DeepMind Releases Open Protein Structure Database Including Complete Human Proteome
By Allison Proffitt
July 22, 2021 | DeepMind and the European Molecular Biology Laboratory (EMBL) today unveiled the most complete and accurate database of predicted protein structure models for the human proteome. The database includes about 350,000 protein structures, and will be freely and openly available to the scientific community.
The AlphaFold Protein Structure Database was published today in Nature (DOI: 10.1038/s41586-021-03828-1)
“We believe that this represents the most significant contribution AI has made to advancing the state of human knowledge to date,” said Demis Hassabis, founder and CEO of DeepMind, in a press briefing yesterday.
Solving the CASP Challenge
In December 2020, the second version of DeepMind’s neural network-based model for predicting 3D protein shape, AlphaFold, was recognized by the organizers of the Critical Assessment of protein Structure Prediction (CASP) benchmark as a solution to the 50-year-old grand challenge of protein structure prediction: predicting a protein’s shape computationally from its amino acid sequence rather than determining it experimentally through years of painstaking, laborious, and often costly techniques.
The DeepMind team published the both the methodology and the open-source code behind AlphaFold2 last week in Nature (DOI: 10.1038/s41586-021-03819-2).
“Underpinning the latest version of AlphaFold is a novel machine learning approach that incorporates physical and biological knowledge about protein structure, leveraging multi-sequence alignments, into the design of the deep learning algorithm,” the authors wrote in the July 12 paper.
Today they share the AlphaFold Protein Structure Database, making the fruit of their work—as well as generations of structural biologists and researchers who contributed to the Protein Data Bank—available to the scientific community. The AlphaFold Protein Structure Database includes predicted structures for all of the approximately 20,000 proteins expressed by the human genome as well as the proteomes for 20 other model organisms including E.coli, fruit fly, mouse, zebrafish, malaria parasite and tuberculosis bacteria.
EMBL Assist
The AlphaFold Protein Structure Database was created in partnership with the European Molecular Biology Laboratory (EMBL). The database and artificial intelligence system provide structural biologists with powerful new tools for examining a protein’s three-dimensional structure and offer a treasure trove of data that could unlock future advances and herald a new era for AI-enabled biology.
“When Demis and the team from AlphaFold first presented their results in November at CASP, I almost fell off my chair in excitement and amazement that this long-standing problem of how proteins fold had been solved,” said EMBL Deputy Director General, and EMBL-EBI Director Ewan Birney, comparing the dataset’s value and promise to that of the first human genome. “But that amazement deepened when Demis and the team came and said, ‘We think the best way to make the most use of this information is to make it fully open.
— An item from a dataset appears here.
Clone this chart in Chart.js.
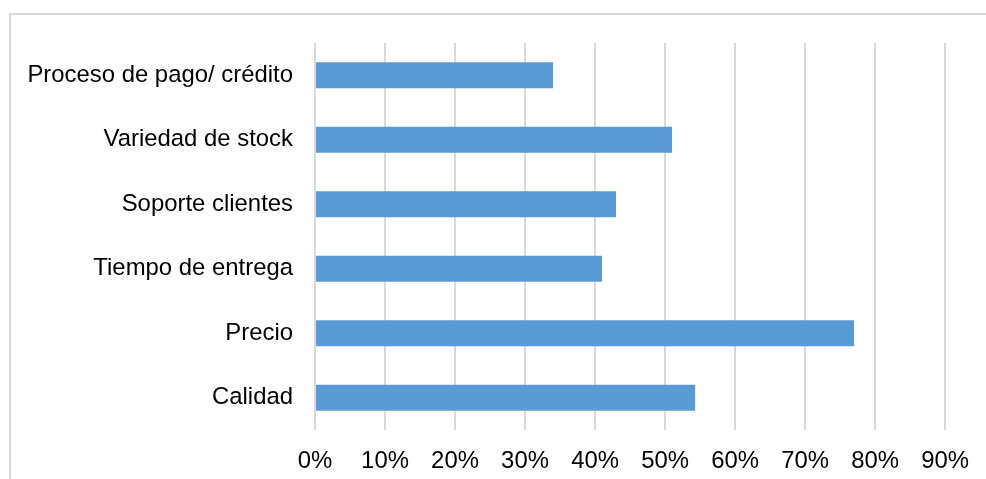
<!DOCTYPE html>
<html>
<head>
<meta charset="utf-8">
<script src="https://cdn.jsdelivr.net/npm/chart.js"></script>
<style>
  html, body { margin: 0; padding: 0; background: #fff; overflow: hidden; }
  #wrap { position: relative; width: 986px; height: 479px; }
  #frame {
    position: absolute; left: 9px; top: 13px; width: 2000px; height: 2000px;
    border-left: 2px solid #d9d9d9; border-top: 2px solid #d9d9d9;
    pointer-events: none;
  }
  canvas { position: absolute; left: 0; top: 0; }
</style>
</head>
<body>
<div id="wrap">
  <div id="frame"></div>
  <canvas id="chart" width="986" height="479"></canvas>
</div>
<script>
// Factores valorados, de arriba hacia abajo
const categorias = [
  'Proceso de pago/ crédito',
  'Variedad de stock',
  'Soporte clientes',
  'Tiempo de entrega',
  'Precio',
  'Calidad'
];
const porcentajes = [0.34, 0.51, 0.43, 0.41, 0.77, 0.543];
const ejeMax = 0.9;
const ejePaso = 0.1;

const FONT = { family: '"Liberation Sans", Arial, sans-serif', size: 23.9 };

new Chart(document.getElementById('chart').getContext('2d'), {
  type: 'bar',
  data: {
    labels: categorias,
    datasets: [{
      data: porcentajes,
      backgroundColor: '#5b9bd5',
      borderWidth: 0,
      categoryPercentage: 1,
      barPercentage: 0.4
    }]
  },
  options: {
    indexAxis: 'y',
    responsive: false,
    animation: false,
    layout: { padding: { top: 43, right: 40, left: 0, bottom: 0 } },
    scales: {
      x: {
        min: 0,
        max: ejeMax,
        grid: { color: '#d9d9d9', lineWidth: 2, drawTicks: false },
        border: { display: false },
        ticks: {
          stepSize: ejePaso,
          color: '#000',
          font: FONT,
          padding: 17,
          callback: v => Math.round(v * 100) + '%'
        },
        afterFit: s => { s.height = 49; }
      },
      y: {
        grid: { display: false, drawTicks: false },
        border: { display: false },
        ticks: { color: '#000', font: FONT, padding: 22 },
        afterFit: s => { s.width = 315; }
      }
    },
    plugins: {
      legend: { display: false },
      tooltip: { enabled: false }
    }
  }
});
</script>
</body>
</html>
Can we work with you to make a database of the structure predictions for all proteins?’”
EMBL and DeepMind worked together to build the database and assign both local and global confidence metrics to the predictions so that users understand both the promise and limitations of the data.
AlphaFold is already being used by partners such as the Drugs for Neglected Diseases Initiative (DNDi), which has advanced their research into life-saving cures for diseases that disproportionately affect the poorer parts of the world, and the Centre for Enzyme Innovation (CEI) is using AlphaFold to help engineer faster enzymes for recycling some of our most polluting single-use plastics. For those scientists who rely on experimental protein structure determination, AlphaFold's predictions have helped accelerate their research. For example, a team at the University of Colorado Boulder is finding promise in using AlphaFold predictions to study antibiotic resistance, while a group at the University of California San Francisco has used them to increase their understanding of SARS-CoV-2 biology.
“This is a perfect example of the virtuous circle of open data,” said EMBL Director General Edith Heard during the briefing. “AlphaFold was trained thanks to the public data generated by the scientific community using a multitude of scientific technologies over the last 17 years, many of which are accessible through databases hosted at EMBL-EBI. So it’s only fitting that the AlphaFold predictions, built on the decades of data that came before, should be available to scientists all over the world.”
While the structure database will be undoubtedly useful for structural biologists, Birney said he’s most excited about how the resource will empower geneticists, genomicists, and cancer biologists. He predicts that the AlphaFold structures will be integrated into more and more tools and sources of info. “This is a great new scientific tool, which complements existing technologies, and will allow us to push the boundaries of our understanding of the world,” he said.
Hassabis said the database and system will be periodically updated as DeepMind continues to invest in future improvements to AlphaFold. He said that over the new few months, the team plans to vastly expand the coverage to almost every sequenced protein known to science—over 100 million structures covering most of the UniProt reference database.